Data shown:
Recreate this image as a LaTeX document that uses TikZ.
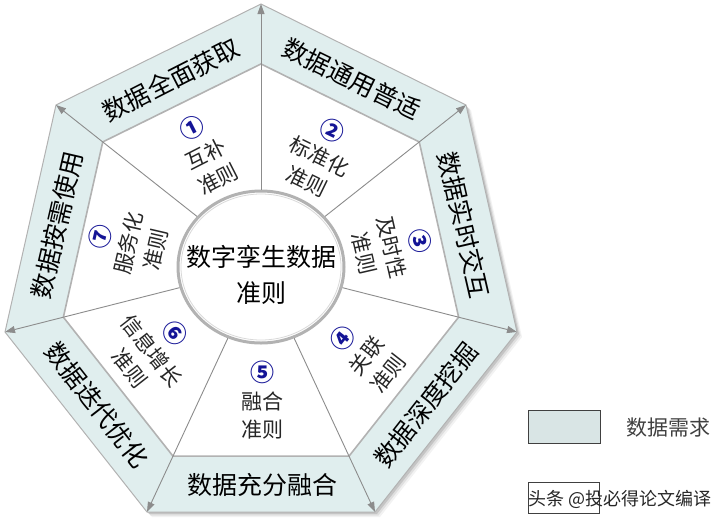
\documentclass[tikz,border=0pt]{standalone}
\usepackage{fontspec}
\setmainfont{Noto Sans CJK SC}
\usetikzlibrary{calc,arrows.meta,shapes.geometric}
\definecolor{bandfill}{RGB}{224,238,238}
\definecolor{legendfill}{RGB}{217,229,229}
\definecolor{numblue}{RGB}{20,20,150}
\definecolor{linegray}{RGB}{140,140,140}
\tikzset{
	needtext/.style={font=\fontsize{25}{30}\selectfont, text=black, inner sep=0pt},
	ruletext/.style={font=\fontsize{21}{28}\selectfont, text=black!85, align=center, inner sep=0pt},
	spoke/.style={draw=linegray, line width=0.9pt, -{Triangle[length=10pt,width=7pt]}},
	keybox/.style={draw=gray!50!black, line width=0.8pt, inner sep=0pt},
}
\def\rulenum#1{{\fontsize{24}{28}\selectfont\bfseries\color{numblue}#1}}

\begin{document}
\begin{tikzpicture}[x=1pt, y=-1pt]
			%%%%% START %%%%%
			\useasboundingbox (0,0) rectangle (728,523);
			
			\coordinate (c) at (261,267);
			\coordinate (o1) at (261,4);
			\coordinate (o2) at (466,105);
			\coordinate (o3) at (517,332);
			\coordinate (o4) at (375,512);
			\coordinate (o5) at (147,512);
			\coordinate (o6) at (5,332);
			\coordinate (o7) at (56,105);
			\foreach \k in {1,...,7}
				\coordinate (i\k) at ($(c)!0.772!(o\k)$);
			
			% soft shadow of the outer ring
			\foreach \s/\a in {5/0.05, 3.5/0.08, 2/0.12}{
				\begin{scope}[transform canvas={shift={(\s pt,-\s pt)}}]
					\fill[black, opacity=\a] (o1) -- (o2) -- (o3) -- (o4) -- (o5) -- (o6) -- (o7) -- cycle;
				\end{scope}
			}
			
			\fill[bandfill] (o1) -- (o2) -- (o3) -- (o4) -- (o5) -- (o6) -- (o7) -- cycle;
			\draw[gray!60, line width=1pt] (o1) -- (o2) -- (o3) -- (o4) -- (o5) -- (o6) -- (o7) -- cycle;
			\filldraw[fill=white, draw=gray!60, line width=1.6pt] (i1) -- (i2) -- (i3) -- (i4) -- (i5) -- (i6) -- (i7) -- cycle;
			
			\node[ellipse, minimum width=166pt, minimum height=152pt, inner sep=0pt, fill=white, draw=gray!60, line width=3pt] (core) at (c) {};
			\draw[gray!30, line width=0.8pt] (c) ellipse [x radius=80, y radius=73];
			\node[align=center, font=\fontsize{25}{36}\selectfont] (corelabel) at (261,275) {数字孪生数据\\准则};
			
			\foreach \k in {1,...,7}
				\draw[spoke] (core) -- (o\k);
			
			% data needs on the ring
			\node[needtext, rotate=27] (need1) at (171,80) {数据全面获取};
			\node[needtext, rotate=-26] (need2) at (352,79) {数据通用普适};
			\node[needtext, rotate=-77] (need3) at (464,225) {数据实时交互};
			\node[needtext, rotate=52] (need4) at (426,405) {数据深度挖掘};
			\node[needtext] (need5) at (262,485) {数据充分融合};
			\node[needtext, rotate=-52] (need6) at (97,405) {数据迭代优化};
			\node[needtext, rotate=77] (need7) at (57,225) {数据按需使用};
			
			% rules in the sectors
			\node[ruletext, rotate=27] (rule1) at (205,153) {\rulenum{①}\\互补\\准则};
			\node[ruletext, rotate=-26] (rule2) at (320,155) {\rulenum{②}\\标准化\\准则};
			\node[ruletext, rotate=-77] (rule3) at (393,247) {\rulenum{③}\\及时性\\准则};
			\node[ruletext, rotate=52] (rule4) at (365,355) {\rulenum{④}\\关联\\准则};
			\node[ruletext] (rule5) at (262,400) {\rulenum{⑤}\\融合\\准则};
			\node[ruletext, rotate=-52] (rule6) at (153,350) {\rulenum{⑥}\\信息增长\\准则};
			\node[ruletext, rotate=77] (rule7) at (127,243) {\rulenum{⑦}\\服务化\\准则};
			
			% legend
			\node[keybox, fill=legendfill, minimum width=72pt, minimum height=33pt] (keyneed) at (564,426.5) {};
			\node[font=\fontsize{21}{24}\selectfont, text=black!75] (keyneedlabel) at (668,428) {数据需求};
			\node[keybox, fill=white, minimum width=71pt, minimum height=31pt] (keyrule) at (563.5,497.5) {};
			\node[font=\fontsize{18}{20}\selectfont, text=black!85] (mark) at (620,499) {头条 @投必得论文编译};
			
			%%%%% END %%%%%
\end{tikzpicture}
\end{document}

Task to carry out: Copy the whole listing above word for word but do not carry over the pictures.

Task result:
Recreate this image as a LaTeX document that uses TikZ.
\documentclass[tikz,border=0pt]{standalone}
\usepackage{fontspec}
\setmainfont{Noto Sans CJK SC}
\usetikzlibrary{calc,arrows.meta,shapes.geometric}
\definecolor{bandfill}{RGB}{224,238,238}
\definecolor{legendfill}{RGB}{217,229,229}
\definecolor{numblue}{RGB}{20,20,150}
\definecolor{linegray}{RGB}{140,140,140}
\tikzset{
	needtext/.style={font=\fontsize{25}{30}\selectfont, text=black, inner sep=0pt},
	ruletext/.style={font=\fontsize{21}{28}\selectfont, text=black!85, align=center, inner sep=0pt},
	spoke/.style={draw=linegray, line width=0.9pt, -{Triangle[length=10pt,width=7pt]}},
	keybox/.style={draw=gray!50!black, line width=0.8pt, inner sep=0pt},
}
\def\rulenum#1{{\fontsize{24}{28}\selectfont\bfseries\color{numblue}#1}}

\begin{document}
\begin{tikzpicture}[x=1pt, y=-1pt]
			%%%%% START %%%%%
			\useasboundingbox (0,0) rectangle (728,523);
			
			\coordinate (c) at (261,267);
			\coordinate (o1) at (261,4);
			\coordinate (o2) at (466,105);
			\coordinate (o3) at (517,332);
			\coordinate (o4) at (375,512);
			\coordinate (o5) at (147,512);
			\coordinate (o6) at (5,332);
			\coordinate (o7) at (56,105);
			\foreach \k in {1,...,7}
				\coordinate (i\k) at ($(c)!0.772!(o\k)$);
			
			% soft shadow of the outer ring
			\foreach \s/\a in {5/0.05, 3.5/0.08, 2/0.12}{
				\begin{scope}[transform canvas={shift={(\s pt,-\s pt)}}]
					\fill[black, opacity=\a] (o1) -- (o2) -- (o3) -- (o4) -- (o5) -- (o6) -- (o7) -- cycle;
				\end{scope}
			}
			
			\fill[bandfill] (o1) -- (o2) -- (o3) -- (o4) -- (o5) -- (o6) -- (o7) -- cycle;
			\draw[gray!60, line width=1pt] (o1) -- (o2) -- (o3) -- (o4) -- (o5) -- (o6) -- (o7) -- cycle;
			\filldraw[fill=white, draw=gray!60, line width=1.6pt] (i1) -- (i2) -- (i3) -- (i4) -- (i5) -- (i6) -- (i7) -- cycle;
			
			\node[ellipse, minimum width=166pt, minimum height=152pt, inner sep=0pt, fill=white, draw=gray!60, line width=3pt] (core) at (c) {};
			\draw[gray!30, line width=0.8pt] (c) ellipse [x radius=80, y radius=73];
			\node[align=center, font=\fontsize{25}{36}\selectfont] (corelabel) at (261,275) {数字孪生数据\\准则};
			
			\foreach \k in {1,...,7}
				\draw[spoke] (core) -- (o\k);
			
			% data needs on the ring
			\node[needtext, rotate=27] (need1) at (171,80) {数据全面获取};
			\node[needtext, rotate=-26] (need2) at (352,79) {数据通用普适};
			\node[needtext, rotate=-77] (need3) at (464,225) {数据实时交互};
			\node[needtext, rotate=52] (need4) at (426,405) {数据深度挖掘};
			\node[needtext] (need5) at (262,485) {数据充分融合};
			\node[needtext, rotate=-52] (need6) at (97,405) {数据迭代优化};
			\node[needtext, rotate=77] (need7) at (57,225) {数据按需使用};
			
			% rules in the sectors
			\node[ruletext, rotate=27] (rule1) at (205,153) {\rulenum{①}\\互补\\准则};
			\node[ruletext, rotate=-26] (rule2) at (320,155) {\rulenum{②}\\标准化\\准则};
			\node[ruletext, rotate=-77] (rule3) at (393,247) {\rulenum{③}\\及时性\\准则};
			\node[ruletext, rotate=52] (rule4) at (365,355) {\rulenum{④}\\关联\\准则};
			\node[ruletext] (rule5) at (262,400) {\rulenum{⑤}\\融合\\准则};
			\node[ruletext, rotate=-52] (rule6) at (153,350) {\rulenum{⑥}\\信息增长\\准则};
			\node[ruletext, rotate=77] (rule7) at (127,243) {\rulenum{⑦}\\服务化\\准则};
			
			% legend
			\node[keybox, fill=legendfill, minimum width=72pt, minimum height=33pt] (keyneed) at (564,426.5) {};
			\node[font=\fontsize{21}{24}\selectfont, text=black!75] (keyneedlabel) at (668,428) {数据需求};
			\node[keybox, fill=white, minimum width=71pt, minimum height=31pt] (keyrule) at (563.5,497.5) {};
			\node[font=\fontsize{18}{20}\selectfont, text=black!85] (mark) at (620,499) {头条 @投必得论文编译};
			
			%%%%% END %%%%%
\end{tikzpicture}
\end{document}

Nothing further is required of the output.